Wednesday, May 12, 2010

Should the United Nations Get to Tax the Internet, ATM Withdrawals, and Air Travel?

Here's a very disturbing report from Foxnews.com about a scheme at the United Nations to impose global taxes. This has been a long-time dream of the bureaucrats, who (naturally) are exempt from paying tax themselves. Here's a link to a study I wrote on a separate UN tax threat nearly 10 years ago, and here's an excerpt from the Foxnews.com story:

The World Health Organization (WHO), the United Nations' public health arm, is moving full speed ahead with a controversial plan to impose global consumer taxes on such things as Internet activity and everyday financial transactions like paying bills online — while its spending soars and its own financial house is in disarray. The aim of its taxing plans is to raise "tens of billions" of dollars for WHO that would be used to radically reorganize the research, development, production and distribution of medicines around the world, with greater emphasis on drugs for communicable diseases in poor countries. The irony is that the WHO push to take a huge bite out of global consumers comes as the organization is having a management crisis of its own, juggling finances, failing to use its current resources efficiently, or keep its costs under control — and it doesn't expect to show positive results in managing those challenges until a year from now, at the earliest. ...the proposals are headed for the four-day annual meeting of the 193-member World Health Assembly, WHO's chief legislative organ, which begins in Geneva on May 17. ...What truly concerns the experts, however, is how to get the wealth transfers that will make the R and D transfers possible — on a permanent basis.
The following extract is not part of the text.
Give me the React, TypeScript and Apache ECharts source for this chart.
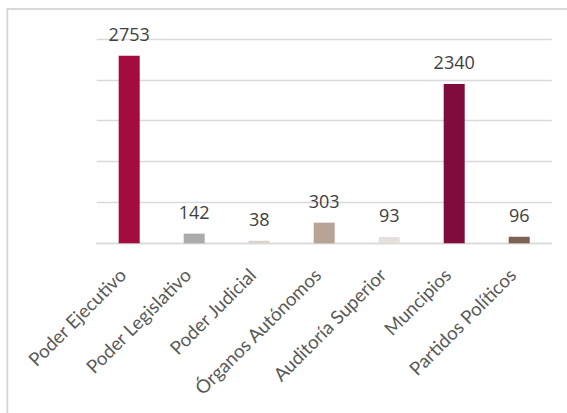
import React, { useEffect, useRef } from "react";
import * as echarts from "echarts";

const categories = [
  "Poder Ejecutivo",
  "Poder Legislativo",
  "Poder Judicial",
  "Órganos Autónomos",
  "Auditoría Superior",
  "Muncipios",
  "Partidos Políticos",
];
const values = [2753, 142, 38, 303, 93, 2340, 96];
const barColors = ["#A40B3E", "#ABABAB", "#DDD3CE", "#B8A496", "#E5E0DD", "#7F0C3C", "#7B6252"];

export default function App() {
  const ref = useRef<HTMLDivElement>(null);
  useEffect(() => {
    if (!ref.current) return;
    const chart = echarts.init(ref.current, undefined, { renderer: "svg" });
    chart.setOption({
      animation: false,
      backgroundColor: "#ffffff",
      textStyle: { fontFamily: "Lato" },
      graphic: [
        {
          type: "rect",
          shape: { x: 7.3, y: 9, width: 700, height: 500 },
          style: { fill: "none", stroke: "#D9D9D9", lineWidth: 2 },
          silent: true,
        },
      ],
      grid: { left: 96.7, right: 15.3, top: 39, bottom: 169.7, containLabel: false },
      xAxis: {
        type: "category",
        data: categories,
        axisLine: { lineStyle: { color: "#D9D9D9", width: 1.3 } },
        axisTick: { show: false },
        axisLabel: {
          rotate: 45,
          interval: 0,
          color: "#595959",
          fontSize: 18.7,
          margin: 35,
          align: "right",
          verticalAlign: "bottom",
          fontFamily: "Lato",
        },
      },
      yAxis: {
        type: "value",
        min: 0,
        max: 3000,
        interval: 600,
        axisLabel: { show: false },
        axisLine: { show: false },
        axisTick: { show: false },
        splitLine: { lineStyle: { color: "#D9D9D9", width: 1.3 } },
      },
      series: [
        {
          type: "bar",
          barWidth: 21,
          data: values.map((v, i) => ({ value: v, itemStyle: { color: barColors[i] } })),
          label: {
            show: true,
            position: "top",
            distance: 13,
            color: "#404040",
            fontSize: 18,
            fontFamily: "Open Sans",
          },
        },
      ],
    });
    return () => chart.dispose();
  }, []);
  return (
    <div
      ref={ref}
      style={{ position: "fixed", left: 0, top: 0, width: 567, height: 413 }}
    />
  );
}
The panel offers up a specific number of possibilities. Chief among them: • a "digital" or "bit" tax on Internet activity, which could raise "tens of billions of U.S. dollars"; • a 10 percent tax on international arms deals, "worth about $5 billion per annum"; • a financial transaction tax, citing a Brazilian levy that was raising some $20 billion per year until it was canceled (for unspecified reasons); • an airline tax that already exists in 13 countries and has raised some $1 billion. Almost casually, the panel's report notes that the fundraising effort would involve global changes in legal structures — and policing. As the report puts it: "Introducing a new tax or expanding an existing tax may require legal changes, nationally and internationally and ongoing regulation to ensure compliance."